Y si todos damos licencia para que durante la campaña se digan mentiras de todos los calibres, ¿por qué esperamos que las autoridades pasen luego graciosamente la prueba ácida de la realidad? Son cosas tal vez del “doblepensar” orwelliano.

Eso le pasó a la sociedad inglesa que abrazó alegremente el Brexit y que ha rechazado las 4 ó 5 alternativas presentadas por Theresa May para llevarlo a cabo de manera ordenada.

Es por eso que los políticos de hoy han decidido permanecer en campaña, uno mediante “tuitazos”, otro con sus “mañaneros”, para no tener que rendir cuentas puntuales sobre los resultados de su administración, y parece que un gran sector no los ha dejado de aplaudir. Y lo seguirá haciendo mientras el deterioro económico no lo afecte directamente o, mejor aún, no logre percibir que lo afecta.

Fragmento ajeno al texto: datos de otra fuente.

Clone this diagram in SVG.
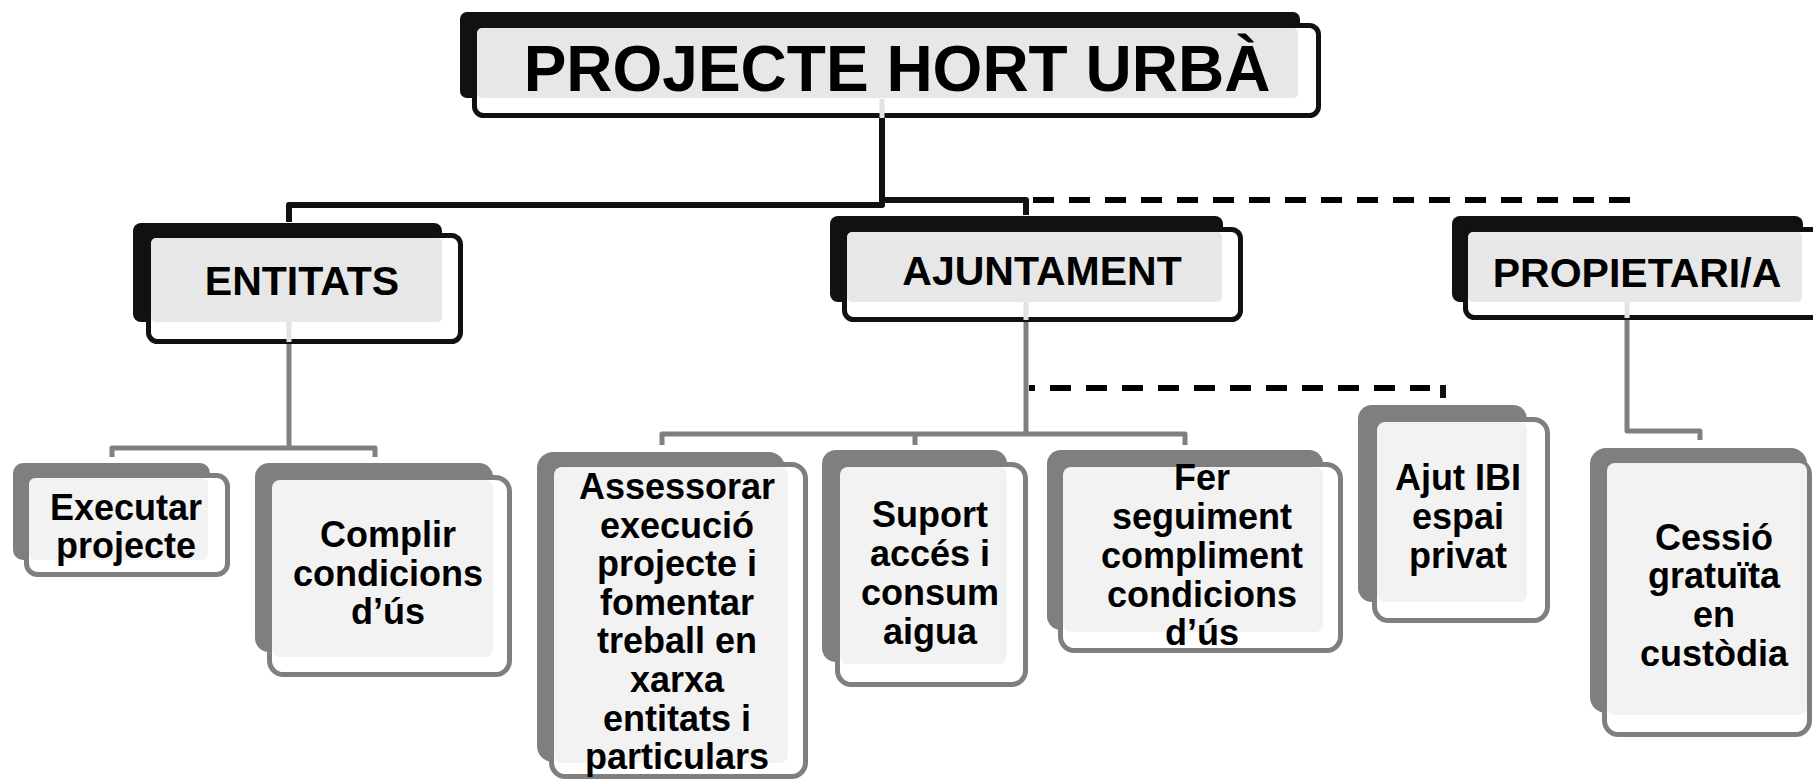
<svg xmlns="http://www.w3.org/2000/svg" width="1813" height="781" viewBox="0 0 1813 781">
<style>
.tshadow{fill:#111}
.tbox{fill:#fff;stroke:#111;stroke-width:5}
.tfill{fill:#e7e7e7}
.lshadow{fill:#7f7f7f}
.lbox{fill:#fff;stroke:#7f7f7f;stroke-width:5}
.lfill{fill:#f2f2f2}
text{font-family:'Liberation Sans',Arial,sans-serif;font-weight:bold;fill:#000;text-anchor:middle}
.t1{font-size:64px}
.t2{font-size:41px}
.t3{font-size:36px}
.cb{stroke:#111;stroke-width:6;fill:none;stroke-linejoin:round}
.cg{stroke:#808080;stroke-width:5;fill:none;stroke-linejoin:round}
.cl{stroke:#e2e2e2;stroke-width:5;fill:none}
.cd{stroke:#000;stroke-width:6;fill:none;stroke-dasharray:21 15}
</style>
<rect width="1813" height="781" fill="#fff"/>
<g id="connectors">
<path class="cb" d="M882 118 V205 H289 V222"/>
<path class="cb" d="M882 200 H1026 V215"/>
<path class="cd" d="M1033 200 H1631"/>
<path class="cd" stroke-dashoffset="15" d="M1029 388 H1430"/>
<path class="cb" d="M1443 385 V398"/>
<path class="cg" d="M289 344 V448"/>
<path class="cg" d="M112 457 V448 H375 V457"/>
<path class="cg" d="M1026 322 V434"/>
<path class="cg" d="M662 445 V434 H1185 V445"/>
<path class="cg" d="M915 434 V445"/>
<path class="cg" d="M1627 320 V431 H1700 V440"/>
</g>
<g id="n-title">
<rect class="tshadow" x="460" y="12" width="840" height="86" rx="7"/>
<rect class="tbox" x="474.5" y="25.5" width="844" height="90" rx="9"/>
<rect class="tfill" x="477" y="28" width="821" height="70" rx="5"/>
<path class="cl" d="M882 99 V118"/>
<text class="t1" x="897" y="91">PROJECTE HORT URBÀ</text>
</g>
<g id="n-entitats">
<rect class="tshadow" x="133" y="223" width="309" height="99" rx="8"/>
<rect class="tbox" x="148.5" y="235.5" width="312" height="106" rx="9"/>
<rect class="tfill" x="151" y="238" width="291" height="84" rx="5"/>
<path class="cl" d="M289 322 V342"/>
<text class="t2" x="302" y="295">ENTITATS</text>
</g>
<g id="n-ajuntament">
<rect class="tshadow" x="830" y="216" width="393" height="86" rx="8"/>
<rect class="tbox" x="844.5" y="229.5" width="396" height="90" rx="9"/>
<rect class="tfill" x="847" y="232" width="375" height="70" rx="5"/>
<path class="cl" d="M1026 302 V320"/>
<text class="t2" x="1042" y="285">AJUNTAMENT</text>
</g>
<g id="n-propietari">
<rect class="tshadow" x="1452" y="216" width="351" height="86" rx="8"/>
<rect class="tbox" x="1465.5" y="229.5" width="400" height="88" rx="9"/>
<rect class="tfill" x="1468" y="232" width="334" height="70" rx="5"/>
<path class="cl" d="M1627 302 V318"/>
<text class="t2" x="1637" y="287">PROPIETARI/A</text>
</g>
<g id="n-executar">
<rect class="lshadow" x="13" y="463" width="197" height="97" rx="10"/>
<rect class="lbox" x="26.5" y="475.5" width="201" height="99" rx="11"/>
<rect class="lfill" x="29" y="478" width="179" height="82" rx="6"/>
<text class="t3" x="126" y="520">Executar</text>
<text class="t3" x="126" y="558">projecte</text>
</g>
<g id="n-complir">
<rect class="lshadow" x="255" y="463" width="238" height="189" rx="14"/>
<rect class="lbox" x="269.5" y="477.5" width="240" height="197" rx="14"/>
<rect class="lfill" x="272" y="480" width="221" height="177" rx="8"/>
<text class="t3" x="388" y="547">Complir</text>
<text class="t3" x="388" y="586">condicions</text>
<text class="t3" x="388" y="624">d’ús</text>
</g>
<g id="n-assessorar">
<rect class="lshadow" x="537" y="452" width="248" height="310" rx="16"/>
<rect class="lbox" x="551.5" y="464.5" width="254" height="312" rx="14"/>
<rect class="lfill" x="554" y="467" width="234" height="296" rx="8"/>
<text class="t3" x="677" y="499">Assessorar</text>
<text class="t3" x="677" y="537.6">execució</text>
<text class="t3" x="677" y="576.2">projecte i</text>
<text class="t3" x="677" y="614.8">fomentar</text>
<text class="t3" x="677" y="653.4">treball en</text>
<text class="t3" x="677" y="692">xarxa</text>
<text class="t3" x="677" y="730.6">entitats i</text>
<text class="t3" x="677" y="769.2">particulars</text>
</g>
<g id="n-suport">
<rect class="lshadow" x="822" y="450" width="185" height="212" rx="14"/>
<rect class="lbox" x="837.5" y="464.5" width="188" height="220" rx="14"/>
<rect class="lfill" x="840" y="467" width="167" height="197" rx="8"/>
<text class="t3" x="930" y="527">Suport</text>
<text class="t3" x="930" y="566">accés i</text>
<text class="t3" x="930" y="605">consum</text>
<text class="t3" x="930" y="644">aigua</text>
</g>
<g id="n-fer">
<rect class="lshadow" x="1047" y="450" width="276" height="180" rx="14"/>
<rect class="lbox" x="1060.5" y="464.5" width="280" height="186" rx="14"/>
<rect class="lfill" x="1063" y="467" width="260" height="165" rx="8"/>
<text class="t3" x="1202" y="490">Fer</text>
<text class="t3" x="1202" y="529">seguiment</text>
<text class="t3" x="1202" y="568">compliment</text>
<text class="t3" x="1202" y="607">condicions</text>
<text class="t3" x="1202" y="645">d’ús</text>
</g>
<g id="n-ajut">
<rect class="lshadow" x="1358" y="405" width="169" height="197" rx="14"/>
<rect class="lbox" x="1374.5" y="419.5" width="173" height="201" rx="14"/>
<rect class="lfill" x="1377" y="422" width="150" height="180" rx="8"/>
<text class="t3" x="1458" y="490">Ajut IBI</text>
<text class="t3" x="1458" y="529">espai</text>
<text class="t3" x="1458" y="568">privat</text>
</g>
<g id="n-cessio">
<rect class="lshadow" x="1590" y="448" width="217" height="265" rx="16"/>
<rect class="lbox" x="1604.5" y="460.5" width="205" height="274" rx="14"/>
<rect class="lfill" x="1607" y="463" width="200" height="252" rx="8"/>
<text class="t3" x="1714" y="550">Cessió</text>
<text class="t3" x="1714" y="588">gratuïta</text>
<text class="t3" x="1714" y="627">en</text>
<text class="t3" x="1714" y="666">custòdia</text>
</g>
</svg>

El problema es que el orden y el rigor científico no son del gusto de una sociedad como la de hoy, donde la velocidad de los cambios sociales ha quedado muy rezagada en relación con la celeridad a que fluye la información y, estructuralmente, con los generados por la productividad y que no terminan por repercutir en la distribución y el consumo de los bienes en sociedades con asimetrías extremas, cuya comprensión requiere de esfuerzos consistentes de sistematización. Por el contrario, la gente gusta de diagnósticos y de soluciones simples.

De ahí que apoye a políticos como Trump, que supo difundir la idea de que todos los problemas norteamericanos derivan de la migración y del “injusto” comercio internacional, y AMLO, que atribuyó todos los males de México a la corrupción.

Y que evidentemente el tiempo se encargaría de desmentirlos. Bueno, el tiempo y las leyes económicas. Y lo hacen porque el límite de la política es la economía, como descubrieron Maquiavelo, precariamente, y, rigurosamente, Carlos Marx.

Porque o bien sus recetas son inaplicables, como la solución trumpiana de cerrar totalmente su frontera sur, o no resultan eficaces, como la morenista de acabar por decreto con la corrupción. De la misma manera en que los norteamericanos seguirán pensando que la construcción de su muro solucionaría sus problemas personales, los mexicanos seguiremos soñando con un crecimiento económico del 4% anual, que este año no llegará ni a la mitad.

Pero no se preocupen, ambos encontrarán cómo ajustar la realidad buscando culpables: unos, los demócratas; otros, los fifís.